Die unter Saddam Hussein umgebaute Moschee wurde 2008 endgültig abgerissen und durch eine neue Moschee mit einer traditionell schiitischen, blau gefliesten Kuppel ersetzt. Der Schrein, seine Kuppel und ein alter schiefer Turm, konstatiert die Journalistin ernüchtert, seien alles, was vom ursprünglichen Grundriss übrig geblieben ist. Auf dem schiefen Turm sollen seit Jahrhunderten Störche nisten.

Souk In der jüngsten Vergangenheit hat das ehemalige jüdische Zentrum in Kifl neue Impulse erfahren. Der alte jüdische Markt (Souk) wurde nach den alten Plänen rekonstruiert. Und auch ein alter Zugang zum Grab soll wieder möglich werden.

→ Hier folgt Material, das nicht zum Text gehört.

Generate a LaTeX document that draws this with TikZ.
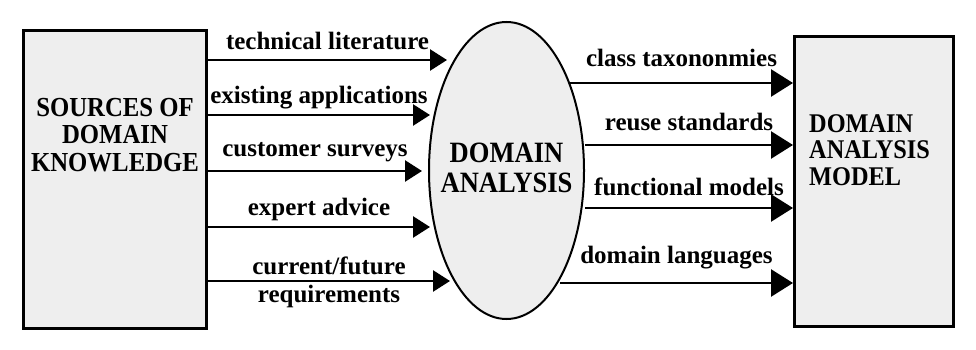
\documentclass[tikz,border=0pt]{standalone}
\usepackage{fontspec}
\setmainfont{Liberation Serif}
\newfontfamily\blockfont{Liberation Serif}[FakeStretch=0.9]
\usetikzlibrary{arrows.meta,positioning,shapes.geometric}
\definecolor{dafill}{HTML}{EEEEEE}

\begin{document}
\begin{tikzpicture}[x=1pt,y=-1pt,
  box/.style={draw,line width=3pt,fill=dafill,minimum width=183pt,minimum height=298pt,inner sep=0pt},
  oval/.style={ellipse,draw,line width=2pt,fill=dafill,minimum width=155pt,minimum height=297pt,inner sep=0pt},
  txt/.style={font=\blockfont\bfseries\fontsize{27.5}{27.5}\selectfont,align=center,inner sep=0pt},
  lbl/.style={font=\bfseries\fontsize{25}{28}\selectfont,inner sep=0pt,anchor=base},
  arr/.style={-{Triangle[length=17pt,width=21pt]},line width=2.6pt},
  bigarr/.style={-{Triangle[length=22pt,width=27pt]},line width=2.6pt}]
  \useasboundingbox (0,0) rectangle (976,350);
  % the three blocks
  \node[box] (src) at (115,179.5) {};
  \node[oval,right=220pt of src,yshift=9pt] (ana) {};
  \node[box,minimum width=159pt,minimum height=290pt,right=208pt of ana,yshift=-11pt] (mdl) {};
  \node[txt,below=69pt of src.north] (srctxt) {SOURCES OF\\DOMAIN\\KNOWLEDGE};
  \node[txt,font=\blockfont\bfseries\fontsize{29.5}{30}\selectfont,yshift=2.5pt] (anatxt) at (ana) {DOMAIN\\ANALYSIS};
  \node[txt,align=left,font=\blockfont\bfseries\fontsize{27}{26.5}\selectfont,
    below right=79pt and 16pt of mdl.north west] (mdltxt) {DOMAIN\\ANALYSIS\\MODEL};
  % inputs
  \coordinate (in1) at (447,60);
  \coordinate (in2) at (430,115);
  \coordinate (in3) at (422,171);
  \coordinate (in4) at (430,227);
  \coordinate (in5) at (450,281);
  \draw[arr] (src.east |- in1) -- node[lbl,yshift=10pt] {technical literature} (in1);
  \draw[arr] (src.east |- in2) -- node[lbl,yshift=12pt] {existing applications} (in2);
  \draw[arr] (src.east |- in3) -- node[lbl,yshift=15pt] {customer surveys} (in3);
  \draw[arr] (src.east |- in4) -- node[lbl,yshift=12pt] {expert advice} (in4);
  \draw[arr] (src.east |- in5) -- node[lbl,anchor=center,align=center,yshift=-1pt]
    {current/future\\requirements} (in5);
  % outputs
  \coordinate (out1) at (570,83);
  \coordinate (out2) at (585,145);
  \coordinate (out3) at (585,208);
  \coordinate (out4) at (560,283);
  \draw[bigarr] (out1) -- node[lbl,yshift=16pt] {class taxononmies} (out1 -| mdl.west);
  \draw[bigarr] (out2) -- node[lbl,yshift=15pt] {reuse standards} (out2 -| mdl.west);
  \draw[bigarr] (out3) -- node[lbl,yshift=13pt] {functional models} (out3 -| mdl.west);
  \draw[bigarr] (out4) -- node[lbl,yshift=20pt] {domain languages} (out4 -| mdl.west);
\end{tikzpicture}
\end{document}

Abdelrahman hofft, dass die Arbeiten in Zukunft zu einem Anstieg von Pilgerreisen führen werden. Im Unterschied zu anderen Städten im Irak sei es in Kifl nie zu antisemitischen Attentaten gekommen, sagte er. Juden und Muslime hätten in friedlichem Miteinander gelebt. So hätten die Juden den Muslimen stets erlaubt, das Grab Jecheskels aufzusuchen.

Während also das Gebäude in den letzten 70 Jahren baulich und religiös immer wieder neu interpretiert wurde, gilt die Person Jecheskel als fix und gesichert. Selbst bei modernen Bibelforschern. Dass Jecheskel in der Zeit zwischen den beiden jüdischen Tempeln tatsächlich gelebt hat, wird als Gewissheit anerkannt.

Popsong Säkularen Israelis ist der Prophet auch durch einen Popsong bekannt: »Yechezkel« erschien 1967 auf dem Debütalbum der israelischen Rock-Pop-Band »Hachalonot Hagwohim«. Darin wird Jecheskel als »Bomba schel Navi« (»eine Bombe von einem Propheten«) bezeichnet. Über den Text, in dem es heißt, dass »elef chatichot« (1000 »Stücke« beziehungsweise gut aussehende Frauen) bei der Auferstehung hinter Jecheskel herliefen, sind die Meinungen bis heute geteilt.

Unterschiedliche Ansichten gibt es auch über die Autorschaft seines Werkes. Der israelische Sprachforscher Elon Gilad schreibt dem Propheten höchstens 15 von insgesamt 48 Kapiteln seines biblischen Buches zu. Die anderen Texte unterschieden sich zu stark in Stil, Sprache und Inhalt, so Gilad. Sie sollen erst später, nach seinem Tod, hinzugefügt worden sein.

Kino Einer dieser Verse, die nach dieser Meinung erst später dazugekommen sind, hat sich in das Gedächtnis vieler Cineasten eingenistet. Der Satz steht am Ende von Kapitel 27: »Und ich (Gott) werde an ihnen große Racheakte ausführen, und sie werden erkennen, dass ich der Gott bin, der an ihnen meinen Groll ausrichtet.« Er wird im Film Pulp Fiction mehrmals zitiert.

Ein anderer, tröstlicher, Spruch steht in Kapitel 37, Satz 14: »Und ich werde meinen Geist in euch legen, und ihr werdet leben, und ich werde euch auf euer Land setzen, und ihr werdet wissen, dass ich, Gott, gesprochen und ausgeführt habe ...« Diese Zusage befindet sich auch in Lettern über einem Tor zur Gedenkstätte Yad Vashem in Jerusalem.

In Zeiten von Corona weiß niemand, wann wieder Touristen in den Irak reisen können. Doch es wäre sehr zu wünschen, dass das Grab dieses Propheten, dessen Werk so unterschiedliche Stile kennt, auch einer jüdischen Öffentlichkeit wieder zugänglich wird. Und bis dahin müssen wir uns damit begnügen, das Buch Jecheskel zu lesen.